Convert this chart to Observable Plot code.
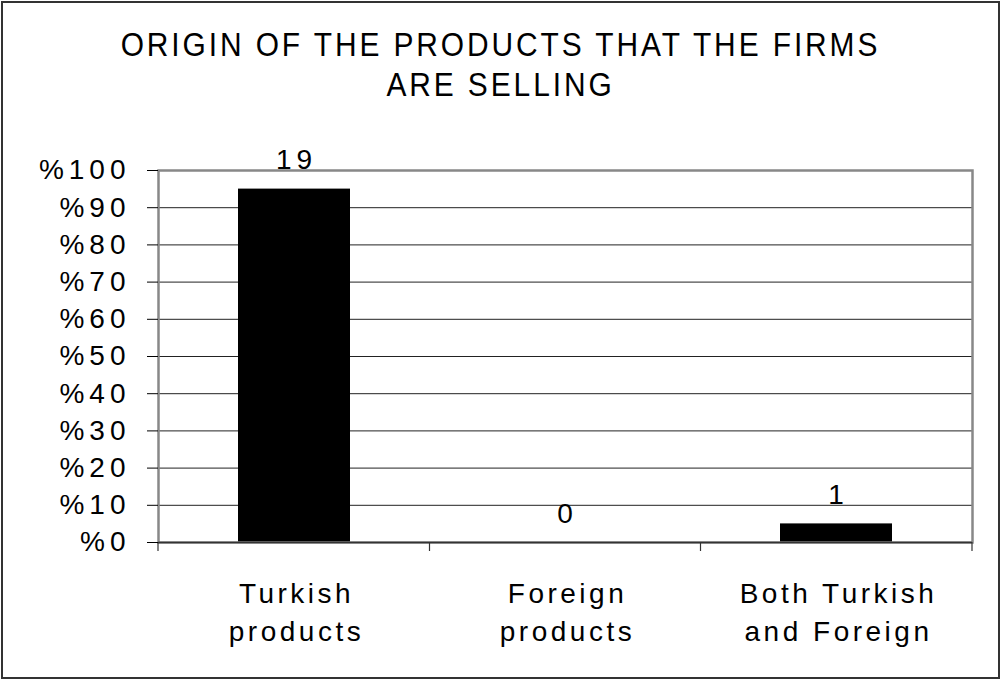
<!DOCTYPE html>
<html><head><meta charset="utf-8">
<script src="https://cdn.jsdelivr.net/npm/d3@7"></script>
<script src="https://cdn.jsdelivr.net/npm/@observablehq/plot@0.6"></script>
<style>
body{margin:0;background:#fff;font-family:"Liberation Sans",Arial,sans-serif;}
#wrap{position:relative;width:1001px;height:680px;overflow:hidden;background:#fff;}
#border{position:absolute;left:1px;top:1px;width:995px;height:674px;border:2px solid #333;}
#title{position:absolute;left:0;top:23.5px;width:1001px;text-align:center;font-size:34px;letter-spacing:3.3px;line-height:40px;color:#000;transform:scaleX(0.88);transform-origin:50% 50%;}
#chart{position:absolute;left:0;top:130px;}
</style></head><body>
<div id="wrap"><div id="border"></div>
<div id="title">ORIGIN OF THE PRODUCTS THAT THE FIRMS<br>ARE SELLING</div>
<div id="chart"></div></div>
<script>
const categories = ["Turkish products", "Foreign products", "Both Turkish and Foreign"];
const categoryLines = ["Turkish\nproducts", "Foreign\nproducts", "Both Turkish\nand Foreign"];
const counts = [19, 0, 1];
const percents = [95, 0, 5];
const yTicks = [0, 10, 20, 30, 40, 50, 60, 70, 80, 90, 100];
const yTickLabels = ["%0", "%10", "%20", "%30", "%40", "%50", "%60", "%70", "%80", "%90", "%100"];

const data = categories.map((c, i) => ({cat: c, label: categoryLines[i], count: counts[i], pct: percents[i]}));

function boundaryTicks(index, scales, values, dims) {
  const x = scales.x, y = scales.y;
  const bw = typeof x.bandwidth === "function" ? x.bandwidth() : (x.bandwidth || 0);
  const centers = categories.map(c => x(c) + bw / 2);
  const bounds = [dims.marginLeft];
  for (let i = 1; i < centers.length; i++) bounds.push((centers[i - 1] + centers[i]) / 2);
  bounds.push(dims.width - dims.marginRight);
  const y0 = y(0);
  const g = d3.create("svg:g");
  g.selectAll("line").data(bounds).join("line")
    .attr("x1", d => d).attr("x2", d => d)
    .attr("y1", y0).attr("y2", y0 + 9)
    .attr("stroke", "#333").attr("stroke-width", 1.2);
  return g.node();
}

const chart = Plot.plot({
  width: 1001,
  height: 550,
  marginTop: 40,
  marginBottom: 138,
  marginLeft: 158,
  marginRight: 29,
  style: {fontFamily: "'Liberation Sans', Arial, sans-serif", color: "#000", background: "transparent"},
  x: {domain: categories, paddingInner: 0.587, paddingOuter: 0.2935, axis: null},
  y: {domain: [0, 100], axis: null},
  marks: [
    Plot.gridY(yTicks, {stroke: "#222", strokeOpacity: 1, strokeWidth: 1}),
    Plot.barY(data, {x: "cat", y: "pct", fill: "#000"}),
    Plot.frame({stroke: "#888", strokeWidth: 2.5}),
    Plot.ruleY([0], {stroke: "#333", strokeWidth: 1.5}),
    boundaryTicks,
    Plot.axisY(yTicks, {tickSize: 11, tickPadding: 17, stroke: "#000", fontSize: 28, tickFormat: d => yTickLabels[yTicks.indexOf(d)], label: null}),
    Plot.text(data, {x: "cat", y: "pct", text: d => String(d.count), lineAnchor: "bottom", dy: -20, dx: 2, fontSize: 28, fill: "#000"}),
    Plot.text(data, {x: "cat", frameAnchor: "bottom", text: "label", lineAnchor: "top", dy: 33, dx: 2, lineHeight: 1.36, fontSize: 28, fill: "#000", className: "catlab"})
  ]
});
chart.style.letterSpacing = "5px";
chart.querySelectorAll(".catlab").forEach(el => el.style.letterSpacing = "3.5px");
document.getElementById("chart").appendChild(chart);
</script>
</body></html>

* * * * * * *

_What is being asked_.
Images should not appear in the copy; retype the listing above exactly.

_Solution to this problem_.
Convert this chart to Observable Plot code.
<!DOCTYPE html>
<html><head><meta charset="utf-8">
<script src="https://cdn.jsdelivr.net/npm/d3@7"></script>
<script src="https://cdn.jsdelivr.net/npm/@observablehq/plot@0.6"></script>
<style>
body{margin:0;background:#fff;font-family:"Liberation Sans",Arial,sans-serif;}
#wrap{position:relative;width:1001px;height:680px;overflow:hidden;background:#fff;}
#border{position:absolute;left:1px;top:1px;width:995px;height:674px;border:2px solid #333;}
#title{position:absolute;left:0;top:23.5px;width:1001px;text-align:center;font-size:34px;letter-spacing:3.3px;line-height:40px;color:#000;transform:scaleX(0.88);transform-origin:50% 50%;}
#chart{position:absolute;left:0;top:130px;}
</style></head><body>
<div id="wrap"><div id="border"></div>
<div id="title">ORIGIN OF THE PRODUCTS THAT THE FIRMS<br>ARE SELLING</div>
<div id="chart"></div></div>
<script>
const categories = ["Turkish products", "Foreign products", "Both Turkish and Foreign"];
const categoryLines = ["Turkish\nproducts", "Foreign\nproducts", "Both Turkish\nand Foreign"];
const counts = [19, 0, 1];
const percents = [95, 0, 5];
const yTicks = [0, 10, 20, 30, 40, 50, 60, 70, 80, 90, 100];
const yTickLabels = ["%0", "%10", "%20", "%30", "%40", "%50", "%60", "%70", "%80", "%90", "%100"];

const data = categories.map((c, i) => ({cat: c, label: categoryLines[i], count: counts[i], pct: percents[i]}));

function boundaryTicks(index, scales, values, dims) {
  const x = scales.x, y = scales.y;
  const bw = typeof x.bandwidth === "function" ? x.bandwidth() : (x.bandwidth || 0);
  const centers = categories.map(c => x(c) + bw / 2);
  const bounds = [dims.marginLeft];
  for (let i = 1; i < centers.length; i++) bounds.push((centers[i - 1] + centers[i]) / 2);
  bounds.push(dims.width - dims.marginRight);
  const y0 = y(0);
  const g = d3.create("svg:g");
  g.selectAll("line").data(bounds).join("line")
    .attr("x1", d => d).attr("x2", d => d)
    .attr("y1", y0).attr("y2", y0 + 9)
    .attr("stroke", "#333").attr("stroke-width", 1.2);
  return g.node();
}

const chart = Plot.plot({
  width: 1001,
  height: 550,
  marginTop: 40,
  marginBottom: 138,
  marginLeft: 158,
  marginRight: 29,
  style: {fontFamily: "'Liberation Sans', Arial, sans-serif", color: "#000", background: "transparent"},
  x: {domain: categories, paddingInner: 0.587, paddingOuter: 0.2935, axis: null},
  y: {domain: [0, 100], axis: null},
  marks: [
    Plot.gridY(yTicks, {stroke: "#222", strokeOpacity: 1, strokeWidth: 1}),
    Plot.barY(data, {x: "cat", y: "pct", fill: "#000"}),
    Plot.frame({stroke: "#888", strokeWidth: 2.5}),
    Plot.ruleY([0], {stroke: "#333", strokeWidth: 1.5}),
    boundaryTicks,
    Plot.axisY(yTicks, {tickSize: 11, tickPadding: 17, stroke: "#000", fontSize: 28, tickFormat: d => yTickLabels[yTicks.indexOf(d)], label: null}),
    Plot.text(data, {x: "cat", y: "pct", text: d => String(d.count), lineAnchor: "bottom", dy: -20, dx: 2, fontSize: 28, fill: "#000"}),
    Plot.text(data, {x: "cat", frameAnchor: "bottom", text: "label", lineAnchor: "top", dy: 33, dx: 2, lineHeight: 1.36, fontSize: 28, fill: "#000", className: "catlab"})
  ]
});
chart.style.letterSpacing = "5px";
chart.querySelectorAll(".catlab").forEach(el => el.style.letterSpacing = "3.5px");
document.getElementById("chart").appendChild(chart);
</script>
</body></html>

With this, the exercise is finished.